WOKW

Sturgeon Bay, Wisconsin; United States;
- Frequency: 1260 kHz

Ownership
- Owner: Door County Radio Co.

History
- First air date: May 6, 1951
- Last air date: May 2, 1957
- Former frequencies: 1050 kHz (1951–1955)

Technical information
- Power: 1,000 watts (daytime only)

= WOKW (Wisconsin) =

WOKW was a radio station located in Sturgeon Bay, Wisconsin, United States, initially on 1050 AM before moving to 1260 AM on August 17, 1955, at 12:15 p.m. The station, which began broadcasting on May 6, 1951, was owned by Door County Radio Co., co-owned with the biweekly Door County Advocate newspaper, with a minority ownership held by the Bartell Group. That same year, two of the original stockholders, Mr. and Mrs. Sumner Harris, were killed in their home.

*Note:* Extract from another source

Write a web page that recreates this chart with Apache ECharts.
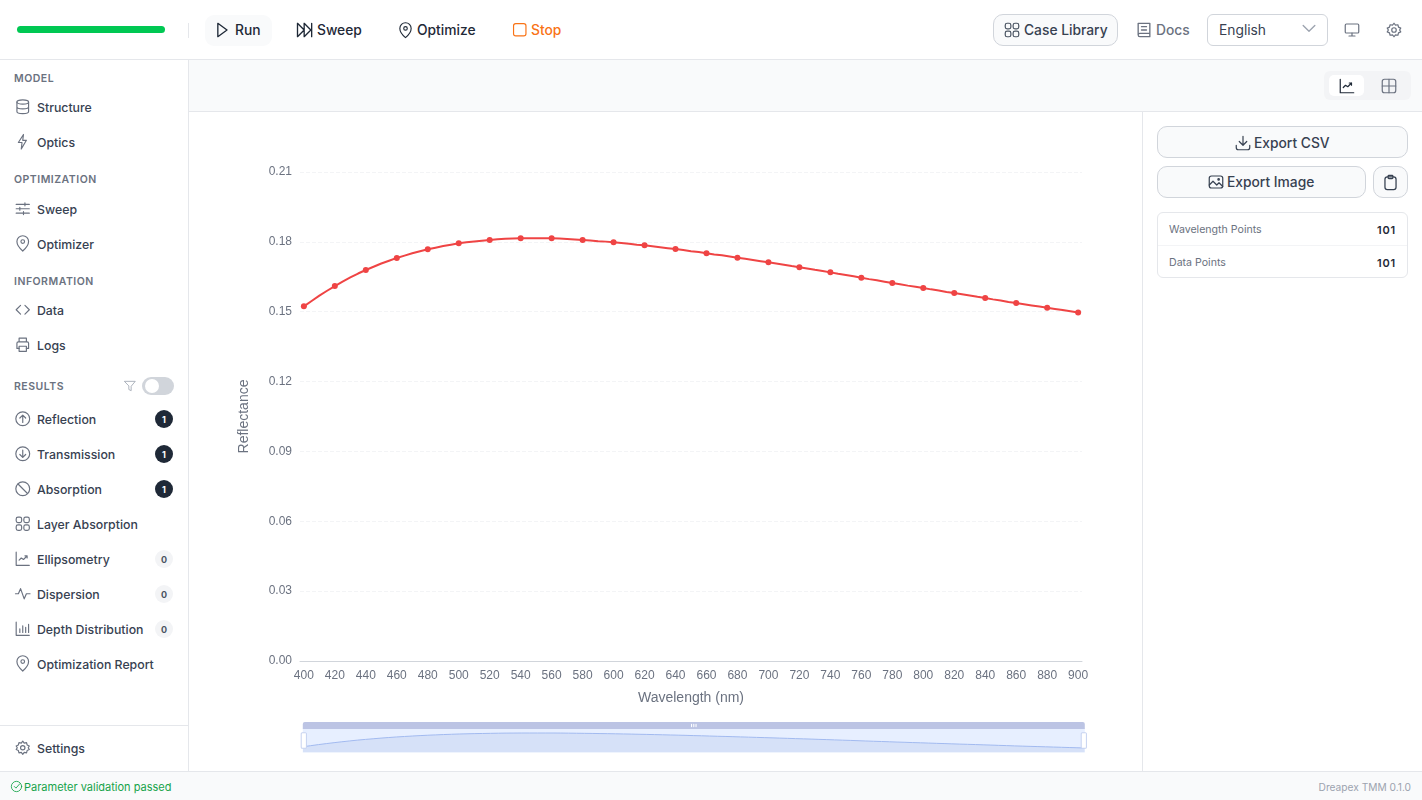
<!DOCTYPE html>
<html>
<head>
<meta charset="utf-8">
<title>Dreapex TMM</title>
<script src="https://cdn.jsdelivr.net/npm/echarts@6/dist/echarts.min.js"></script>
<style>
*{box-sizing:border-box}
html,body{margin:0;padding:0;width:1422px;height:800px;overflow:hidden;background:#fff;font-family:Inter,"Noto Sans",sans-serif;color:#374151}
.a{position:absolute}
.t{position:absolute;white-space:nowrap;line-height:16px;transform:translateY(-50%)}
svg.i{position:absolute;fill:none;stroke:currentColor;stroke-linecap:round;stroke-linejoin:round}
.btn{position:absolute;background:#f9fafb;border:1px solid #d1d5db;border-radius:10px}
.sec{font-size:10.5px;font-weight:600;letter-spacing:.5px;color:#6b7280}
.item{font-size:12.3px;font-weight:500;color:#374151}
.top{font-size:13.8px;font-weight:500;color:#1f2937}
.badge{position:absolute;left:155px;width:18px;height:18px;border-radius:50%;font-size:9px;font-weight:700;display:flex;align-items:center;justify-content:center}
.b1{background:#1f2937;color:#fff}.b0{background:#f3f4f6;color:#4b5563}
#chart{position:absolute;left:189px;top:112px;width:953px;height:659px}
</style>
</head>
<body>
<div class="a" style="left:0;top:59px;width:1422px;height:1px;background:#e5e7eb"></div>
<div class="a" style="left:17px;top:26px;width:148px;height:7px;border-radius:4px;background:#00c853"></div>
<div class="a" style="left:188px;top:23px;width:1px;height:15px;background:#e5e7eb"></div>
<div class="a" style="left:205px;top:15px;width:67px;height:31px;border-radius:9px;background:#f9fafb"></div>
<div class="a" style="left:189px;top:60px;width:1233px;height:52px;background:#f9fafb;border-bottom:1px solid #e5e7eb"></div>
<div class="a" style="left:1324px;top:71px;width:87px;height:29px;border-radius:6px;background:#f3f4f6"></div>
<div class="a" style="left:1329px;top:75px;width:35px;height:21px;border-radius:5px;background:#fff"></div>
<div class="a" style="left:188px;top:60px;width:1px;height:711px;background:#e5e7eb"></div>
<div class="a" style="left:1142px;top:112px;width:1px;height:659px;background:#e5e7eb"></div>
<div class="a" style="left:0;top:725px;width:188px;height:1px;background:#e5e7eb"></div>
<div id="topbar"></div>
<div id="chart"></div>
<div id="side"></div>
<div id="right"></div>
<div class="a" style="left:0;top:771px;width:1422px;height:29px;background:#f9fafb;border-top:1px solid #e5e7eb"></div>
<div id="status"></div>
<script>
// ---------- chart data ----------
var wavelengthLabels = ['400','405','410','415','420','425','430','435','440','445','450','455','460','465','470','475','480','485','490','495','500','505','510','515','520','525','530','535','540','545','550','555','560','565','570','575','580','585','590','595','600','605','610','615','620','625','630','635','640','645','650','655','660','665','670','675','680','685','690','695','700','705','710','715','720','725','730','735','740','745','750','755','760','765','770','775','780','785','790','795','800','805','810','815','820','825','830','835','840','845','850','855','860','865','870','875','880','885','890','895','900'];
var reflectance = [
0.1523,0.1546,0.1569,0.1590,0.1610,0.1629,0.1647,0.1664,0.1679,0.1693,
0.1707,0.1719,0.1731,0.1741,0.1751,0.1760,0.1768,0.1775,0.1782,0.1788,
0.1794,0.1798,0.1802,0.1805,0.1808,0.1811,0.1813,0.1814,0.1815,0.1815,
0.1815,0.1815,0.1815,0.1814,0.1812,0.1810,0.1808,0.1806,0.1803,0.1801,
0.1798,0.1795,0.1792,0.1788,0.1785,0.1781,0.1777,0.1773,0.1769,0.1765,
0.1760,0.1756,0.1751,0.1746,0.1742,0.1737,0.1732,0.1727,0.1722,0.1717,
0.1712,0.1707,0.1702,0.1696,0.1691,0.1686,0.1680,0.1675,0.1669,0.1663,
0.1658,0.1652,0.1646,0.1640,0.1635,0.1629,0.1623,0.1618,0.1612,0.1607,
0.1602,0.1596,0.1591,0.1585,0.1580,0.1575,0.1570,0.1564,0.1559,0.1553,
0.1548,0.1542,0.1537,0.1532,0.1527,0.1522,0.1517,0.1512,0.1507,0.1502,0.1497];
var yTicks = {min:0, max:0.21, interval:0.03};

var chart = echarts.init(document.getElementById('chart'));
chart.setOption({
  animation:false,
  textStyle:{fontFamily:'"Liberation Sans",Arial,sans-serif'},
  grid:{left:111,right:60,top:60,bottom:110},
  xAxis:{type:'category',data:wavelengthLabels,boundaryGap:true,
    name:'Wavelength (nm)',nameLocation:'middle',nameGap:30,
    nameTextStyle:{fontSize:14,color:'#6b7280'},
    axisLine:{lineStyle:{color:'#d1d5db'}},axisTick:{show:false},
    axisLabel:{interval:3,color:'#6b7280',fontSize:12,margin:9},splitLine:{show:false}},
  yAxis:{type:'value',min:yTicks.min,max:yTicks.max,interval:yTicks.interval,
    name:'Reflectance',nameLocation:'middle',nameGap:49,
    nameTextStyle:{fontSize:14,color:'#6b7280'},
    axisLine:{show:false},axisTick:{show:false},
    axisLabel:{color:'#6b7280',fontSize:12,margin:8,lineHeight:15,formatter:function(v){return v.toFixed(2)}},
    splitLine:{lineStyle:{color:'#f3f4f6',type:'dashed'}}},
  dataZoom:[{type:'slider',xAxisIndex:0,start:0,end:100,left:111,right:60,top:610,height:24,
    showDetail:false,brushSelect:true,borderColor:'transparent',
    backgroundColor:'rgba(47,69,84,0)',fillerColor:'rgba(135,175,274,0.2)',
    moveHandleSize:7,moveHandleStyle:{color:'#bcc4e4',opacity:1},
    handleIcon:'path://M1,0H4a1,1,0,0,1,1,1V14a1,1,0,0,1-1,1H1a1,1,0,0,1-1-1V1a1,1,0,0,1,1-1Z',
    handleSize:'65%',handleStyle:{color:'#fff',borderColor:'#c6d2f0'},
    dataBackground:{lineStyle:{color:'#b4c6ee',width:1},areaStyle:{color:'#eaeef7',opacity:1}},
    selectedDataBackground:{lineStyle:{color:'#a9bdec',width:1},areaStyle:{color:'#eaeef7',opacity:1}}}],
  series:[{type:'line',name:'Reflectance',data:reflectance,symbol:'circle',symbolSize:6,showSymbol:true,
    lineStyle:{color:'#ef4444',width:2},itemStyle:{color:'#ef4444'}}]
});

// ---------- page chrome ----------
var ICONS = {
 run:'<path d="M7 4v16l11-8z"/>',
 sweep:'<path d="M3 4v16l8-8zM11 4v16l8-8zM20 4v16"/>',
 pin:'<path d="M12 22s8-7 8-13a8 8 0 0 0-16 0c0 6 8 13 8 13z"/><circle cx="12" cy="9" r="2.5"/>',
 stop:'<rect x="3.5" y="3.5" width="17" height="17" rx="3"/>',
 grid:'<rect x="3" y="3" width="7.5" height="7.5" rx="2.5"/><rect x="13.5" y="3" width="7.5" height="7.5" rx="2.5"/><rect x="3" y="13.5" width="7.5" height="7.5" rx="2.5"/><rect x="13.5" y="13.5" width="7.5" height="7.5" rx="2.5"/>',
 book:'<path d="M5 4h14v16H7a2 2 0 0 1-2-2zM5 18a2 2 0 0 1 2-2h12M9 8h6M9 12h6"/>',
 chev:'<path d="M5 9l7 7 7-7"/>',
 monitor:'<rect x="3" y="4" width="18" height="12" rx="1.5"/><path d="M12 16v4M8 20h8"/>',
 gear:'<circle cx="12" cy="12" r="3"/><path d="M12 3l2 2.6 3.2-.6.8 3.2 3 1.3-1.5 2.5 1.5 2.5-3 1.3-.8 3.2-3.2-.6L12 21l-2-2.6-3.2.6-.8-3.2-3-1.3L4.5 12 3 9.5l3-1.3.8-3.2 3.2.6z"/>',
 db:'<ellipse cx="12" cy="5.5" rx="8" ry="3"/><path d="M4 5.5v13c0 1.7 3.6 3 8 3s8-1.3 8-3v-13M4 12c0 1.7 3.6 3 8 3s8-1.3 8-3"/>',
 bolt:'<path d="M13 2L6 13h5l-1 9 7-12h-5z"/>',
 sliders:'<path d="M3 6h18M3 12h18M3 18h18M15 4v4M8 10v4M13 16v4"/>',
 code:'<path d="M9 6l-6 6 6 6M15 6l6 6-6 6"/>',
 printer:'<path d="M7 8V3h10v5M7 17H4v-7a2 2 0 0 1 2-2h12a2 2 0 0 1 2 2v7h-3"/><rect x="7" y="14" width="10" height="7"/>',
 up:'<circle cx="12" cy="12" r="9.5"/><path d="M12 17V7M8 11l4-4 4 4"/>',
 down:'<circle cx="12" cy="12" r="9.5"/><path d="M12 7v10M8 13l4 4 4-4"/>',
 ban:'<circle cx="12" cy="12" r="9.5"/><path d="M5.5 5.5l13 13"/>',
 chart:'<path d="M3 3v18h18"/><path d="M7 14l3-3 3 2 5-5M15 8h3v3"/>',
 wave:'<path d="M2 12h4l3-7 5 14 3-7h5"/>',
 bars:'<path d="M3 3v18h18M8 17v-5M12 17V8M16 17v-7M20 17V6"/>',
 funnel:'<path d="M3 4h18l-7 8.5V20l-4-2v-5.5z"/>',
 table:'<rect x="3" y="3" width="18" height="18" rx="3"/><path d="M3 12h18M12 3v18"/>',
 dl:'<path d="M12 3v12M7 10l5 5 5-5M3 15v3a3 3 0 0 0 3 3h12a3 3 0 0 0 3-3v-3"/>',
 img:'<rect x="3" y="4" width="18" height="16" rx="3"/><path d="M3 16l5-5 5 5 3-3 5 5"/><circle cx="15.5" cy="8.5" r="1"/>',
 clip:'<rect x="5" y="5" width="14" height="16" rx="3"/><rect x="9" y="3" width="6" height="4" rx="1"/>',
 check:'<circle cx="12" cy="12" r="9.5"/><path d="M8 12l3 3 7-8"/>'
};
function icon(name,x,y,s,color,sw){
  return '<svg class="i" viewBox="0 0 24 24" style="left:'+x+'px;top:'+(y-s/2)+'px;width:'+s+'px;height:'+s+'px;color:'+color+';stroke-width:'+(sw||1.6)+'">'+ICONS[name]+'</svg>';
}
function text(s,x,y,cls,style){return '<div class="t '+cls+'" style="left:'+x+'px;top:'+y+'px;'+(style||'')+'">'+s+'</div>';}

var h='';
h+=icon('run',212,30,20,'#1f2937')+text('Run',235,30,'top');
h+=icon('sweep',295,30,20,'#1f2937')+text('Sweep',317,30,'top');
h+=icon('pin',396.5,30,17,'#1f2937')+text('Optimize',417,30,'top');
h+=icon('stop',511,30,17.5,'#f97316')+text('Stop',531,30,'top','color:#f97316');
h+='<div class="btn" style="left:993px;top:14px;width:125px;height:32px"></div>'+icon('grid',1002.5,30,18,'#4b5563')+text('Case Library',1024,30,'top','color:#374151');
h+=icon('book',1133.5,30,20,'#6b7280')+text('Docs',1156,30,'top','color:#6b7280');
h+='<div class="btn" style="left:1207px;top:14px;width:121px;height:32px;background:#fff;border-radius:6px"></div>'+text('English',1219,30,'top','color:#374151;font-weight:400')+icon('chev',1299,28,20,'#9ca3af');
h+=icon('monitor',1343,30,18,'#6b7280')+icon('gear',1385,30,18,'#6b7280');
h+=icon('chart',1337.5,86,18,'#1f2937')+icon('table',1380,86,18,'#6b7280');
document.getElementById('topbar').innerHTML=h;

var sections=[['MODEL',79],['OPTIMIZATION',180],['INFORMATION',282],['RESULTS',387]];
var navItems=[['db','Structure',107],['bolt','Optics',142],['sliders','Sweep',209],['pin','Optimizer',244],['code','Data',310],['printer','Logs',345],['up','Reflection',419,1],['down','Transmission',454,1],['ban','Absorption',489,1],['grid','Layer Absorption',524],['chart','Ellipsometry',559,0],['wave','Dispersion',594,0],['bars','Depth Distribution',629,0],['pin','Optimization Report',664],['gear','Settings',748]];
h='';
sections.forEach(function(s){h+=text(s[0],14,s[1],'sec');});
navItems.forEach(function(n){
  h+=icon(n[0],14,n[2],17.5,'#6b7280')+text(n[1],37,n[2]+1,'item');
  if(n[3]!==undefined)h+='<div class="badge b'+n[3]+'" style="top:'+(n[2]-9)+'px">'+n[3]+'</div>';
});
h+=icon('funnel',123,386,14,'#9ca3af',1.4);
h+='<div class="a" style="left:142px;top:377px;width:32px;height:18px;border-radius:9px;background:#d1d5db"></div><div class="a" style="left:145px;top:379px;width:14px;height:14px;border-radius:50%;background:#fff"></div>';
document.getElementById('side').innerHTML=h;

var stats=[['Wavelength Points','101',230],['Data Points','101',263]];
h='<div class="btn" style="left:1157px;top:126px;width:251px;height:32px"></div>'+icon('dl',1233.5,143,18,'#374151')+text('Export CSV',1254,143,'top','color:#374151');
h+='<div class="btn" style="left:1157px;top:166px;width:209px;height:32px"></div>'+icon('img',1206.5,182,18,'#374151')+text('Export Image',1227,182,'top','color:#374151');
h+='<div class="btn" style="left:1373px;top:166px;width:35px;height:32px"></div>'+icon('clip',1381,182,19,'#374151');
h+='<div class="a" style="left:1157px;top:212px;width:251px;height:66px;border:1px solid #e5e7eb;border-radius:6px"></div><div class="a" style="left:1158px;top:245px;width:249px;height:1px;background:#f3f4f6"></div>';
stats.forEach(function(s){h+=text(s[0],1169,s[2],'','font-size:10.6px;color:#6b7280')+'<div class="t" style="right:26px;top:'+s[2]+'px;font-size:11px;font-weight:600;letter-spacing:.8px;color:#1f2937">'+s[1]+'</div>';});
document.getElementById('right').innerHTML=h;

document.getElementById('status').innerHTML=icon('check',9.5,786,13,'#16a34a',1.6)+text('Parameter validation passed',24,787,'','font-size:11px;color:#16a34a')+'<div class="t" style="right:11px;top:787px;font-size:10.2px;color:#9ca3af">Dreapex TMM 0.1.0</div>';
</script>
</body>
</html>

Their son, Chandler F. Harris, became the controlling stockholder by then also buying out Bartell's shares; Bartell had agreed to be a part-owner long enough to get the station established.

WOKW ceased broadcasting on May 2, 1957, and merged with the other station in Sturgeon Bay, WDOR. A merger of the two stations had been discussed for two years, as it was felt that the community could not sustain both of them.